Weekly threatened by court order confiscating its earnings in four-year old libel case
Organisation:
Reporters Without Borders voices concern about a court order that is clearly designed to put Le Journal Hebdomadaire, one of Morocco's leading independent weeklies, out of business.
Reporters Without Borders today condemned a court order confiscating the earnings of Le Journal Hebdomadaire, saying it was clearly designed to put one of Morocco's leading independent weeklies out of business.
The newspaper was told on 18 September that its earnings and those of Assahifa, an Arabic-language weekly belonging to the same group, are to be seized as a result of a libel action brought by foreign minister Mohammed Benaïssa in 2001.
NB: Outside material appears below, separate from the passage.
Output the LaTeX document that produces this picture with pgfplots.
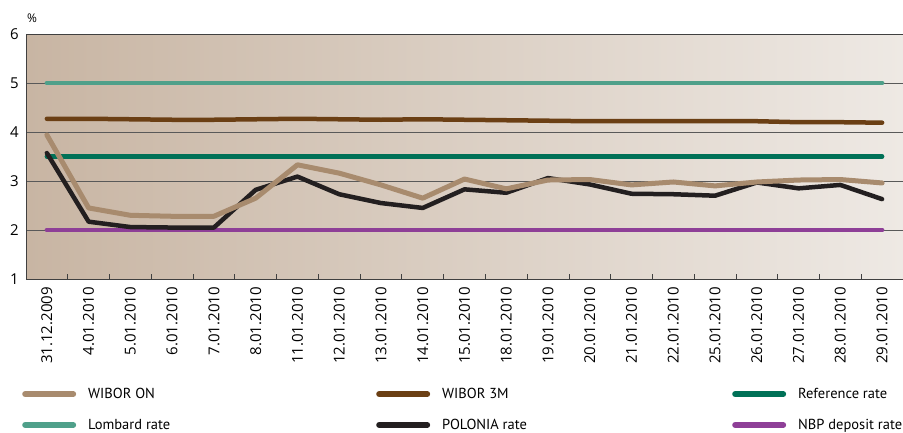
\documentclass[border=0pt]{standalone}
\usepackage{fontspec}
\setmainfont{Open Sans}
\newfontfamily\legfont{PT Sans}
\usepackage{pgfplots}
\usepackage{pgfplotstable}
\pgfplotsset{compat=1.18}

\definecolor{wiboron}{RGB}{168,139,110}
\definecolor{wibor3m}{RGB}{107,63,20}
\definecolor{refrate}{RGB}{0,113,87}
\definecolor{lombard}{RGB}{79,160,138}
\definecolor{polonia}{RGB}{35,31,32}
\definecolor{deposit}{RGB}{142,63,151}
\definecolor{bgleft}{RGB}{200,181,163}
\definecolor{bgright}{RGB}{238,233,228}

% idx: 0 = 31.12.2009 ... 20 = 29.01.2010
\pgfplotstableread{
idx won  w3m  pol   lom ref dep
0   3.94 4.27 3.57  5.0 3.5 2.0
1   2.45 4.27 2.17  5.0 3.5 2.0
2   2.30 4.26 2.06  5.0 3.5 2.0
3   2.28 4.25 2.05  5.0 3.5 2.0
4   2.28 4.25 2.05  5.0 3.5 2.0
5   2.65 4.26 2.82  5.0 3.5 2.0
6   3.33 4.27 3.09  5.0 3.5 2.0
7   3.16 4.26 2.73  5.0 3.5 2.0
8   2.92 4.25 2.55  5.0 3.5 2.0
9   2.65 4.26 2.45  5.0 3.5 2.0
10  3.04 4.25 2.83  5.0 3.5 2.0
11  2.84 4.24 2.76  5.0 3.5 2.0
12  3.02 4.23 3.06  5.0 3.5 2.0
13  3.03 4.22 2.93  5.0 3.5 2.0
14  2.92 4.22 2.74  5.0 3.5 2.0
15  2.98 4.22 2.73  5.0 3.5 2.0
16  2.90 4.22 2.70  5.0 3.5 2.0
17  2.98 4.22 2.97  5.0 3.5 2.0
18  3.02 4.20 2.85  5.0 3.5 2.0
19  3.03 4.20 2.92  5.0 3.5 2.0
20  2.96 4.19 2.63  5.0 3.5 2.0
}\rates

\begin{document}
\begin{tikzpicture}
\path[use as bounding box] (0pt,0pt) rectangle (903pt,432pt);
\begin{axis}[
  at={(26pt,153pt)}, anchor=south west,
  scale only axis, width=877pt, height=245pt,
  xmin=-0.5, xmax=20.5, ymin=1, ymax=6,
  ytick={1,2,3,4,5,6},
  xtick={0,...,20},
  xticklabels={31.12.2009,4.01.2010,5.01.2010,6.01.2010,7.01.2010,8.01.2010,
    11.01.2010,12.01.2010,13.01.2010,14.01.2010,15.01.2010,18.01.2010,
    19.01.2010,20.01.2010,21.01.2010,22.01.2010,25.01.2010,26.01.2010,
    27.01.2010,28.01.2010,29.01.2010},
  minor xtick={-0.5,0.5,...,20.5},
  major tick length=0pt, minor tick length=5pt,
  tick align=inside, xtick pos=lower, ytick pos=left,
  tick style={black!75, line width=0.8pt},
  ymajorgrids, grid style={black!65, line width=0.8pt},
  axis line style={black!75, line width=1pt},
  axis background/.style={left color=bgleft, right color=bgright},
  x tick label style={rotate=90, anchor=east, font=\fontsize{15}{16}\selectfont, inner sep=0pt, xshift=-8pt},
  y tick label style={font=\fontsize{15}{16}\selectfont, inner sep=0pt, xshift=-7pt},
  /pgf/number format/assume math mode=true,
  clip=false,
  legend columns=3,
  legend style={at={(axis description cs:0,0)}, anchor=north west,
    xshift=-4pt, yshift=-107pt, draw=none, fill=none,
    font=\legfont\fontsize{14.5}{15.5}\selectfont,
    row sep=15pt, inner sep=0pt,
    /tikz/every even column/.append style={column sep=0pt}},
  legend cell align=left,
  legend image code/.code={\draw[line width=6pt, line cap=round, #1] (3pt,0pt) -- (51pt,0pt);},
]
\addplot[lombard, line width=4.5pt, line cap=round, forget plot] table[x=idx, y=lom] {\rates};
\addplot[refrate, line width=4.5pt, line cap=round, forget plot] table[x=idx, y=ref] {\rates};
\addplot[deposit, line width=4.5pt, line cap=round, forget plot] table[x=idx, y=dep] {\rates};
\addplot[wibor3m, line width=4.5pt, line cap=round, forget plot] table[x=idx, y=w3m] {\rates};
\addplot[polonia, line width=4.5pt, line cap=round, line join=round, forget plot] table[x=idx, y=pol] {\rates};
\addplot[wiboron, line width=5pt, line cap=round, line join=round, forget plot] table[x=idx, y=won] {\rates};

\addlegendimage{wiboron}
\addlegendentry{\makebox[296pt][l]{\hspace{10pt}WIBOR ON}}
\addlegendimage{wibor3m}
\addlegendentry{\makebox[298pt][l]{\hspace{10pt}WIBOR 3M}}
\addlegendimage{refrate}
\addlegendentry{\makebox[110pt][l]{\hspace{10pt}Reference rate}}
\addlegendimage{lombard}
\addlegendentry{\makebox[296pt][l]{\hspace{10pt}Lombard rate}}
\addlegendimage{polonia}
\addlegendentry{\makebox[298pt][l]{\hspace{10pt}POLONIA rate}}
\addlegendimage{deposit}
\addlegendentry{\makebox[110pt][l]{\hspace{10pt}NBP deposit rate}}

\node[font=\fontsize{12}{13}\selectfont] at ([xshift=6pt, yshift=16pt]axis description cs:0,1) {\%};
\end{axis}
\end{tikzpicture}
\end{document}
Benaïssa obtained a summary judgment ordering payment of 700,000 dirhams (63,000 euros) in damages, although the case is pending before the supreme court.
Reporters Without Borders said it was "very concerned" that the threat to the Journal Hebdomadaire's survival has come at moment when the monarchy is very upset by its critical reporting and its revelations about Hicham Mandari, a Moroccan citizen murdered in Spain in August who had access to the palace under the late King Hassan II and who claimed to know state secrets.
"The only solution that would respect press freedom and at the same time show that Morocco's judges are independent would be for the court of cassation to point out the procedural shortcomings in the appeal court ruling and thereby overturn the confiscation order that could put the newspaper out of business," the organisation said.
Reached by telephone, Journal Hebdomadaire editor Ali Amar recalled that the authorities had originally banned his newspaper in December 2000, when it was called Le Journal, and it had reappeared three months later under its present name.
Since then, "the authorities have no longer dared attack us frontally," he told Reporters Without Borders. "Instead, they now always proceed in the same way. First, a smear campaign orchestrated by the regime's security agents in certain newspapers. Then the real problems start : an exhaustive tax review or an advertising boycott. This time the authorities decided to revive a four-year-old libel suit in order to strangle us financially."
Amar said the smear campaign against him and the Journal Hebdomadaire began after it published an interview with Mandari at the end of July 2003. A special issue entitled "Five years without him," giving a critical assessment of the first five years of King Mohammed VI's reign also irked the authorities.
In the Benaïssa libel case, Amar and Aboubakr Jamaï, the newspaper's managing editor, were originally fined 2 million dirhams in February 2001 and were given a suspended prison sentenced. The fine was reduced on appeal to 700,000 dirhams.